Reporters have been scratching their heads for months over the fact that the percentage of women of working age who are actually in the labor force has been declining steadily since the year 2000.
Here are the brute statistics, from Gallup:
From 1975 to 2000, the labor force participation rate — the percentage of the population that is either employed or unemployed and actively seeking work — among U.S. women rose dramatically. But at the turn of the millennium, it began to decline and has been falling ever since.
According to the U.S. Bureau of Labor Statistics (BLS), 59.9% of women aged 15-16 and older were in the labor force in 2000. By 2010, that figure fell to 58.6%, and at the end of 2015, it was even lower, at 56.7%.
Retiring female baby boomers account for a percentage of the shrinking labor force, as does the increasing number of young women enrolling in college. But these demographics don't tell the whole story. A study conducted by Maximiliano Dvorkin and Hannah Shell for the Federal Reserve Bank of St. Louis also discovered a decrease in labor force participation among women in their "prime age" — between 25 and 54. The U.S. used to have one of the highest labor force participation rates among women in this age group, but now it has one of the lowest rates compared with eight developed countries in the study.
Here is a recent effort by the Los Angeles Times to flesh out the numbers with some human stories:
Mari Villaluna never wanted to be a stay-at-home mom. The 36-year-old spent a decade building up a resume as a career counselor and tutor in San Francisco schools after serving in the U.S. Army.
She made about $42,000 at an employment agency, and was regularly sought out by potential employers. After she gave birth to her first child last year, she drew a star on her calendar to mark the day she was supposed to return to work.
“I had a very established career,” Villaluna said. Then, in September, her plan to get a state subsidy for child care fell through, and the single mom couldn’t afford to spend thousands of dollars on private day care. The day she gave up her beloved 9-to-5 job, she cried for hours….
Villaluna’s paycheck fell short of her aspirations. After giving birth, she put her monthly take-home, around $3,000, on one side of a sheet of paper, and on the other wrote down all of her expenses, plus the roughly $2,500 she expected to pay for child care. She’d wind up behind by $15 a month….
Now she’s living on less than $200 a month from the military that she receives because she became disabled while serving, as well as $600 a month from CalWorks, California’s welfare program. She signed up for the benefit after she learned she couldn’t go back to work.
And here is a similar story from the New York Times:
The go-to explanations for why so many men — even in their prime working years — have dropped out of the labor force do not apply to Krystin Stevenson.
At 31 with two children, she doesn’t turn her nose up at jobs that are considered women’s work. She hasn’t been swallowed by the wildfire of opioid addiction, dogged by a brush with the law or sidelined with a disability after years of heaving loads in manufacturing or construction.
Rather, she gave up her $40,000-a-year job as a customer service representative at a real estate firm in the summer of 2015 when her fragile support network collapsed.
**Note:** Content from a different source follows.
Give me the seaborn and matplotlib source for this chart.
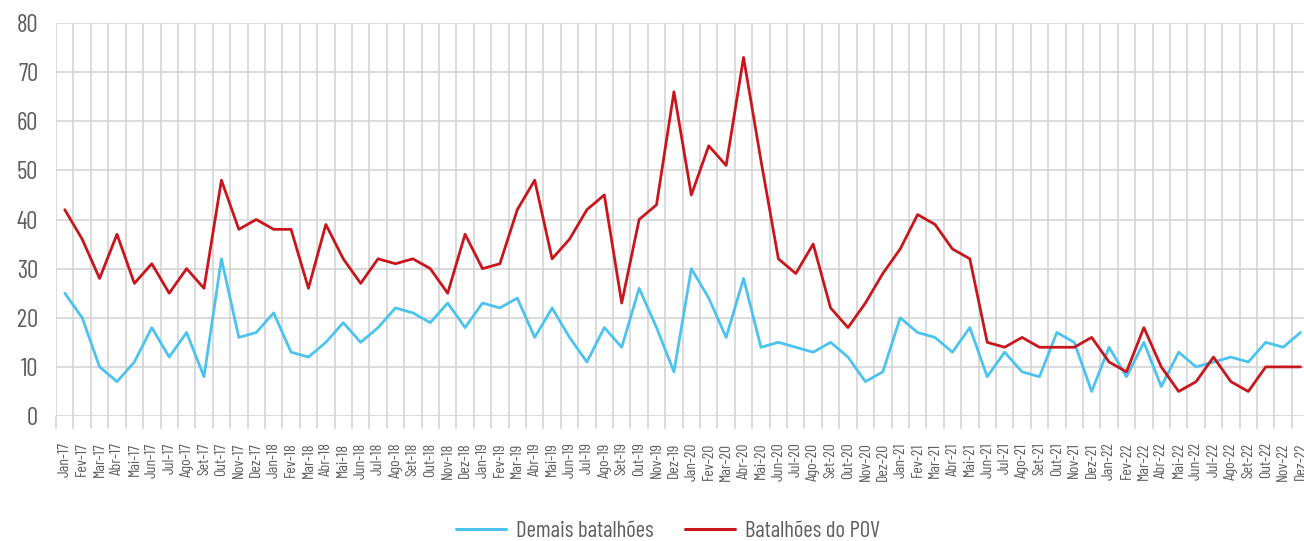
import numpy as np
import pandas as pd
import seaborn as sns
import matplotlib.pyplot as plt

# ==============================================================
# DATA
# ==============================================================
meses_pt = ["Jan", "Fev", "Mar", "Abr", "Mai", "Jun",
            "Jul", "Ago", "Set", "Out", "Nov", "Dez"]
anos = ["17", "18", "19", "20", "21", "22"]
meses = [f"{m}-{a}" for a in anos for m in meses_pt]

demais = [25, 20, 10, 7, 11, 18, 12, 17, 8, 32, 16, 17,
          21, 13, 12, 15, 19, 15, 18, 22, 21, 19, 23, 18,
          23, 22, 24, 16, 22, 16, 11, 18, 14, 26, 18, 9,
          30, 24, 16, 28, 14, 15, 14, 13, 15, 12, 7, 9,
          20, 17, 16, 13, 18, 8, 13, 9, 8, 17, 15, 5,
          14, 8, 15, 6, 13, 10, 11, 12, 11, 15, 14, 17]

pov = [42, 36, 28, 37, 27, 31, 25, 30, 26, 48, 38, 40,
       38, 38, 26, 39, 32, 27, 32, 31, 32, 30, 25, 37,
       30, 31, 42, 48, 32, 36, 42, 45, 23, 40, 43, 66,
       45, 55, 51, 73, 52, 32, 29, 35, 22, 18, 23, 29,
       34, 41, 39, 34, 32, 15, 14, 16, 14, 14, 14, 16,
       11, 9, 18, 10, 5, 7, 12, 7, 5, 10, 10, 10]

series_names = ["Demais batalhões", "Batalhões do POV"]
y_ticks = [0, 10, 20, 30, 40, 50, 60, 70, 80]

# ==============================================================
# STYLE
# ==============================================================
sns.set_style("white")
plt.rcParams['font.family'] = ["Barlow Condensed", "DejaVu Sans"]

GRAY_TXT = "#5f5f5f"
GRID = "#d4d4d4"
palette = {"Demais batalhões": "#4cc3ef", "Batalhões do POV": "#c8161d"}

df = pd.DataFrame({
    "mes": meses * 2,
    "valor": demais + pov,
    "serie": [series_names[0]] * len(meses) + [series_names[1]] * len(meses),
})

fig = plt.figure(figsize=(13.04, 5.41), dpi=100)
ax = fig.add_axes([0.043, 0.231, 0.961, 0.7265])

sns.lineplot(data=df, x="mes", y="valor", hue="serie", palette=palette,
             linewidth=2.0, ax=ax, sort=False, legend=False)

n = len(meses)
ax.set_xlim(-0.5, n - 0.5)
ax.set_ylim(0, 80)
ax.set_yticks(y_ticks)
ax.set_yticklabels([str(v) for v in y_ticks], fontsize=18, color=GRAY_TXT)
ax.set_xticks(range(n))
ax.set_xticklabels(meses, rotation=90, fontsize=11.5, color=GRAY_TXT)
ax.tick_params(axis="x", length=0, pad=19)
ax.tick_params(axis="y", length=0, pad=13)

# grid: horizontal at y ticks, vertical at category boundaries
for v in y_ticks:
    ax.axhline(v, color=GRID, lw=1.2, zorder=0)
for b in np.arange(-0.5, n, 1.0):
    ax.axvline(b, color=GRID, lw=1.2, zorder=0)
    ax.plot([b, b], [0, -2.5], color=GRID, lw=1.2, clip_on=False, zorder=0)

for s in ax.spines.values():
    s.set_visible(False)
ax.set_xlabel("")
ax.set_ylabel("")

handles = [plt.Line2D([], [], color=palette[s], lw=2.2) for s in series_names]
fig.legend(handles, series_names, loc="center", ncol=2, frameon=False,
           bbox_to_anchor=(0.5123, 0.018), fontsize=16.5, handlelength=2.18,
           columnspacing=1.4, handletextpad=0.44, labelcolor=GRAY_TXT)

fig.savefig("out.png", dpi=100)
Her mother, a part-time home health care aide, took care of the children, picking up the older one from elementary school in the afternoon. But after she had a stroke, she was the one who needed to be taken care of, and Ms. Stevenson stepped in to manage her aging mother as well as her young children.
“I ended up just quitting my job,” said Ms. Stevenson, who lives outside Denver. “I was trying to work and help her, but the job wasn’t flexible.”…
In the meantime, she has been paying the bills with a combination of family help, savings, child support from a former partner, temporary unemployment insurance and food stamps.
Now, the moral of these tales that the New York Times and the Los Angeles Times would like to draw is that we need more government-subsidized child care plus perhaps some mandated paid time off so women can attend to family problems. More cynical observers might point out that welfare benefits of various kinds are so generous that both women have decided they don't really need to work. Stevenson, after all, hasn't held a paying job for two years and seems to have no plans to look for one.
But the real story might be what's impossible not to notice: that both Villaluna and Stevenson are mothers, and neither has a husband anywhere in the picture. The percentage of births to unmarried women in the U.S. rose from around 33 percent in 2000 to 40.3 percent in 2015. Maybe life is unfair to women–but it's pretty hard to be the sole family breadwinner and raise children in a fatherless household. And it really doesn't seem a good idea, if you have a comfortably-paying but far from super-lucrative job as Villaluna had until just recently, to embark on family formation without a man to put a ring on it. That old-time stigma on out-of-wedlock childbirth had some value to it.
And its decline might have a lot to do with the increasing numbers of women leaving the labor force.